Onsite management of tanker ships' rinse water by means of a compact bioreactor

Tanker ships' rinse water discharges constitute a serious environmental risk at global scale. Tankers that are designed for the transportation of crude oil must be in accordance with the regulations of IMO – MARPOL (IMO 1973); cleaning the tanks is one among the most important operations, on ships designed to transport liquid cargo, be it crude oil, petroleum products, or various chemical products. Although significant progresses have been made in this area (e.g. the development of ‘Crude Oil Washing’ (COW), based on using crude oil, i.e. the cargo itself, as the washing medium to remove residues from the tank surface by jets of crude oil, that are subsequently pumped out with the rest of the cargo) (Stojan et al. 2011), the use of sea water as a rinsing agent is still diffused in black- and white-oil carriers, with the result that large amounts of oily water must be properly disposed of. Treatment can occur at port in dedicated facilities (wastewater treatment plants with pretreatment) or at sea with different process technologies (Tsolaki & Diamadopoulos 2009). Oil tankers greater than 150 gross tons are required to have an oil-water separator (OWS) device on board.

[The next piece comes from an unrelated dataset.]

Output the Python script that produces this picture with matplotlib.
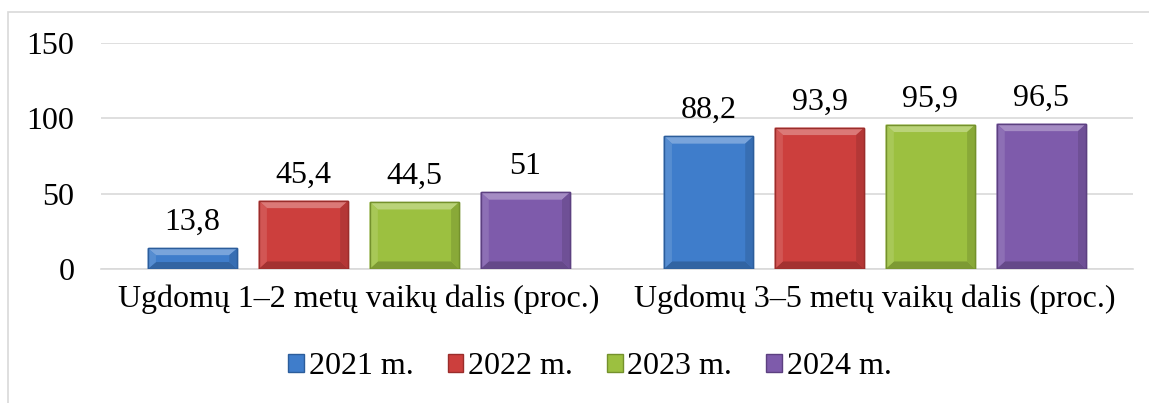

The BCR was tested in the USA and Italy for the removal of MTBE and other gasoline –originated compounds in groundwater (Capodaglio et al. 2010) with full respect of applicable legal limitations. In this study the BCR was tested to remove organic contaminants from tanker ships' rinse waters collected at the dedicated treatment facility in an Italian Port. The size and reduced operational requirements of this process unit would in fact make it an ideal means of disposing such contaminated matrix directly onboard a vessel. The results obtained in this study are encouraging both for the quality of the obtained effluents and for the limited operational costs and complexity.

The results of 36 days of operation of the bench scale BCR are summarized in the following Tables and Figures. COD and BOD₅ concentrations in the effluent are independent of incoming loads and removal efficiencies close to 100% for BOD₅ and greater than 85% for COD (Figure 6). It should be noted that no specific precautions were taken for the treatment of the samples, other than the addition of nutrients and micronutrients to the feed according to an empirical formulation developed in prior studies (Capodaglio et al. 2010).

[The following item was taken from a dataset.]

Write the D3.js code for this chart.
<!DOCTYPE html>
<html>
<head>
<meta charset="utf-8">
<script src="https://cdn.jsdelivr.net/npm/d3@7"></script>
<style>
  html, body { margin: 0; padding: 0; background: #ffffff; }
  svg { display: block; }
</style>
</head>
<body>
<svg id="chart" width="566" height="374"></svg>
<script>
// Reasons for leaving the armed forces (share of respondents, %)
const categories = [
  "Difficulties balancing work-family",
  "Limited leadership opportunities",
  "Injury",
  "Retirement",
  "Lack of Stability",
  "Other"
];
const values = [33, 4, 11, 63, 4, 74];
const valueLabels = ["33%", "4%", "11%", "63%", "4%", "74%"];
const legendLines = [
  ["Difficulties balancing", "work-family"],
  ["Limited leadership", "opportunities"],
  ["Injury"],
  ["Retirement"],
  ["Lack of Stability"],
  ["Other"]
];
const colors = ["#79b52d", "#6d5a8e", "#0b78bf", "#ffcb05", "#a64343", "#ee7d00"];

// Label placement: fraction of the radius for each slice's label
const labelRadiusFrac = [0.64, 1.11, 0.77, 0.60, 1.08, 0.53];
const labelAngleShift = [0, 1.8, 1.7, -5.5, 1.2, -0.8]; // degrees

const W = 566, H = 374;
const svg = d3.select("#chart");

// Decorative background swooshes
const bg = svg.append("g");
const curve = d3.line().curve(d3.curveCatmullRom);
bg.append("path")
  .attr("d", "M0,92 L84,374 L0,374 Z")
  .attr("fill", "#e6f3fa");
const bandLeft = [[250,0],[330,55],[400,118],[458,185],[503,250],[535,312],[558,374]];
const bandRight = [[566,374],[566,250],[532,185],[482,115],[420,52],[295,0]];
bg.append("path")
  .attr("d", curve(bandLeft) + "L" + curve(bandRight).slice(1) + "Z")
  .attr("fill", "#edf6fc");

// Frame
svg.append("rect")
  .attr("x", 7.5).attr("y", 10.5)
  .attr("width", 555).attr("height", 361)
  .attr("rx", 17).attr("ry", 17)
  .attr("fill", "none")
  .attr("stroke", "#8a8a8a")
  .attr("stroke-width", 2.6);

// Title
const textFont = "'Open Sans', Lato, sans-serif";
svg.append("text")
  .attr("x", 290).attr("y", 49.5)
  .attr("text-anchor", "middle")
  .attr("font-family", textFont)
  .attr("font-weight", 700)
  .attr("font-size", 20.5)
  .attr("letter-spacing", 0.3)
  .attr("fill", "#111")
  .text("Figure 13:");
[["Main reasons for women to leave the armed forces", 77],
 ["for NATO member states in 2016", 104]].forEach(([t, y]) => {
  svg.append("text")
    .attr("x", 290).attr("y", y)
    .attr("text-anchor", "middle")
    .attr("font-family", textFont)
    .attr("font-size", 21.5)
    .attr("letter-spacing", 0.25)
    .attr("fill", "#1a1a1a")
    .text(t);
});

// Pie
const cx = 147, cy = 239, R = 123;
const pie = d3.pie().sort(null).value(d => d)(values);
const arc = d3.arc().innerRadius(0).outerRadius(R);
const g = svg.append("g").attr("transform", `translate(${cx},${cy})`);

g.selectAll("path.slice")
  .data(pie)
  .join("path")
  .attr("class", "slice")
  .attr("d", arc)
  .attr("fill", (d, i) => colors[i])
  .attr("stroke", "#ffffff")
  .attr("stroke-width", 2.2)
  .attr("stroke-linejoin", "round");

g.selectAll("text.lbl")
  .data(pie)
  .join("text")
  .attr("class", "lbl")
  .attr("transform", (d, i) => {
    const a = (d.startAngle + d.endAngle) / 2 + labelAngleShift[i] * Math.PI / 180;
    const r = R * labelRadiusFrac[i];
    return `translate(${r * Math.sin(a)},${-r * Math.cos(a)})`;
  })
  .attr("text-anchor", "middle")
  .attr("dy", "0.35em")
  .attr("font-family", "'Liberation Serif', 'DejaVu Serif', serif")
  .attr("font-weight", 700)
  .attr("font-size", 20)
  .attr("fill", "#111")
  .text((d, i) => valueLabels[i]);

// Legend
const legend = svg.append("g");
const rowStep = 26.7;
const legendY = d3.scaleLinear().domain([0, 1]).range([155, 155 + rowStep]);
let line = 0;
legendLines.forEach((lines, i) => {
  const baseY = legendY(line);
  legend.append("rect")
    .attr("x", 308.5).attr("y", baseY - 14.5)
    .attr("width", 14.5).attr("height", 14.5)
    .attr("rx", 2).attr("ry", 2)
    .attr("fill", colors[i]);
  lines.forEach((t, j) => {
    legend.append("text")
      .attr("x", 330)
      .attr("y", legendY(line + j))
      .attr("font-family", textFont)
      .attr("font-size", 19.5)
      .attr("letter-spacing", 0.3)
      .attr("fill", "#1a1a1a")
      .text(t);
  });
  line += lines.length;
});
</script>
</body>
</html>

The graph for SS shows abatement in the BCR always greater than 95% (Figure 7). This is due to the retaining properties of the filter medium (20 μm pore size). No fouling of the filter medium was observed during the test period.

In order to verify that hydrocarbons were actually degraded and not stripped by the air supply bubbling in the reactor, off-gases from the reactor were monitored towards the end of the test: results are shown in Table 2. Hydrocarbons in the off-gas are relatively low in concentration (the emission limit in the EU is 10 mg/Nm³) and decrease in time, as an indication that real degradation is occurring in the reactor.

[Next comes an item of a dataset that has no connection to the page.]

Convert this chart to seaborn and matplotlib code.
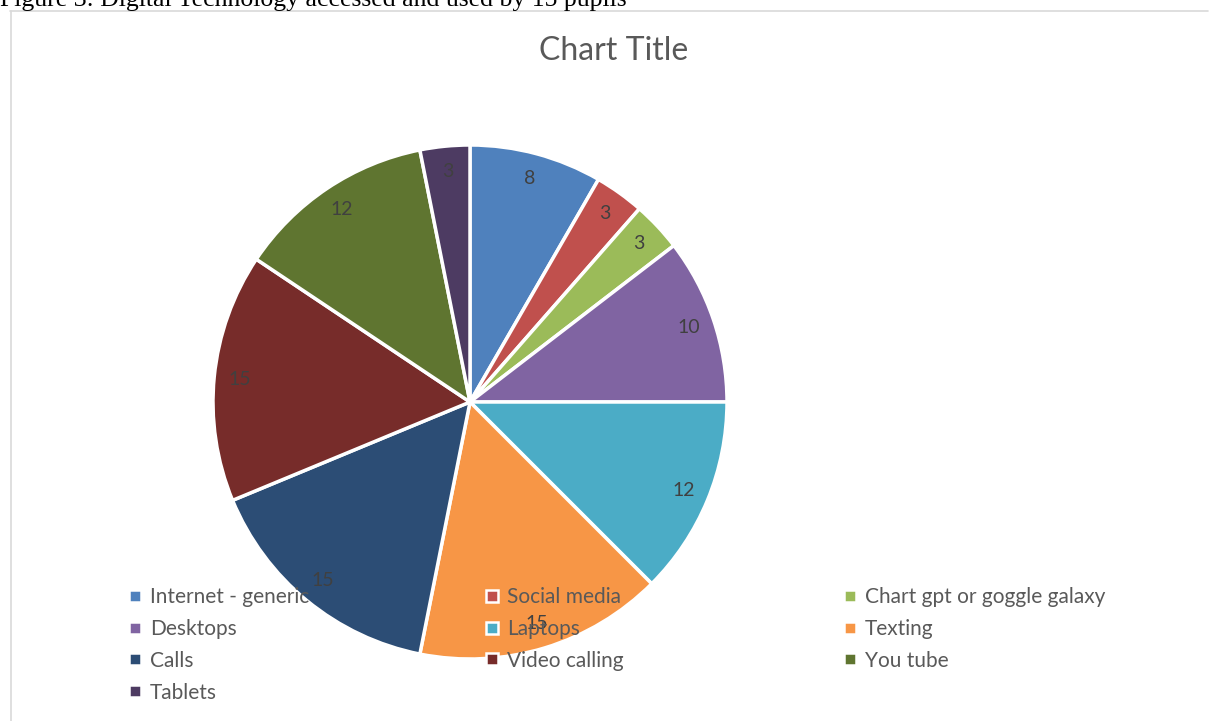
import matplotlib
matplotlib.use("Agg")
import matplotlib.pyplot as plt
from matplotlib.lines import Line2D
import seaborn as sns

sns.set_theme(style="white")
plt.rcParams['font.family'] = ['Lato', 'DejaVu Sans']

categories = ["Internet - generic", "Social media", "Chart gpt or goggle galaxy",
              "Desktops", "Laptops", "Texting", "Calls", "Video calling",
              "You tube", "Tablets"]
values = [8, 3, 3, 10, 12, 15, 15, 15, 12, 3]
colors = ["#4F81BD", "#C0504D", "#9BBB59", "#8064A2", "#4BACC6",
          "#F79646", "#2C4D75", "#772C2A", "#5F7530", "#4D3B62"]
palette = sns.color_palette(colors)

W, H = 1209, 721
fig = plt.figure(figsize=(W / 100, H / 100), dpi=100)

# caption (partly cut off at top)
fig.text(0.0, 1 - 6 / H, "Figure 3: Digital Technology accessed and used by 15 pupils",
         family="Liberation Serif", fontsize=18.5, color="black",
         ha="left", va="baseline")

# chart area border
fig.add_artist(Line2D([10 / W, 1208 / W], [1 - 10.5 / H, 1 - 10.5 / H],
                      transform=fig.transFigure, color="#D9D9D9", lw=1.2))
fig.add_artist(Line2D([10.5 / W, 10.5 / W], [0, 1 - 10.5 / H],
                      transform=fig.transFigure, color="#D9D9D9", lw=1.2))

# pie axes
cx, cy, r = 470, 402, 257
ax = fig.add_axes([(cx - r) / W, (H - cy - r) / H, 2 * r / W, 2 * r / H])
wedges, texts = ax.pie(values, colors=palette, startangle=90, counterclock=False,
                       labels=[str(v) for v in values], labeldistance=0.9,
                       wedgeprops=dict(edgecolor="white", linewidth=2.5),
                       textprops=dict(color="#404040", fontsize=14))
for t in texts:
    t.set_ha("center")
    t.set_va("center")
ax.set_xlim(-1.0, 1.0)
ax.set_ylim(-1.0, 1.0)
ax.set_aspect("equal")
ax.axis("off")

fig.text(614 / W, 1 - 51 / H, "Chart Title", fontsize=23, color="#595959",
         ha="center", va="center")

# legend: 3 equal-width columns, row-major ordering
col_x = [128, 485, 843]
for c in range(3):
    idx = list(range(c, len(categories), 3))
    handles = [Line2D([], [], marker="s", linestyle="none", markersize=8,
                      markerfacecolor=colors[i], markeredgecolor="white",
                      markeredgewidth=1.8) for i in idx]
    leg = fig.legend(handles, [categories[i] for i in idx],
                     loc="upper left", bbox_to_anchor=(col_x[c] / W, 1 - 587 / H),
                     frameon=False, fontsize=15, labelcolor="#595959",
                     handlelength=0.7, handletextpad=0.35, labelspacing=0.57,
                     borderaxespad=0, borderpad=0)

fig.savefig("out.png", dpi=100, facecolor="white")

The treated water thus complies with applicable regulations for discharge into public sewers (as industrial pretreatment) and in surface waters (as final treatment).

Tanker ships' rinse water discharges constitute a serious environmental risk at global scale, even though some progress is being made in handling this type of operations. Contaminated rinse water treatment can occur at port in dedicated facilities or at sea with different process technologies.

The BCR, originally designed for the removal of recalcitrant substances from groundwater, can successfully achieve removal of contaminants in this type of waters thanks to a high viable biomass concentration in the reactor (observed up to 11 gVSS/L during these tests), a low biomass growth rate, effective effluent filtration on the inner filter medium, and low head loss through the filter itself (low energy impact). Treatment of decanted water (to which some of the separated oil was added to provide substrate for the biomass) was carried out for a test period of 36 days and achieved at all times an efficiency greater than 85%, allowing discharge into surface waters according to EU regulations. BCR effluent was also tested for toxicity, obtaining largely passing results. Due to low biomass growth rate, very little amounts of waste sludge are generated and must be disposed of.

Treatment presented no specific problems or criticalities, as long as nutrients and micronutrients were added in appropriate quantities to the reactor's feed. Other requirements consisted in the supply of a constant stream of air to the bottom diffuser and in maintaining an HRT in the unit of approximately 2 days.

Based on these preliminary results, and on the ease of operation, the BCR could be adopted as part of a treatment scheme for this type of waste waters.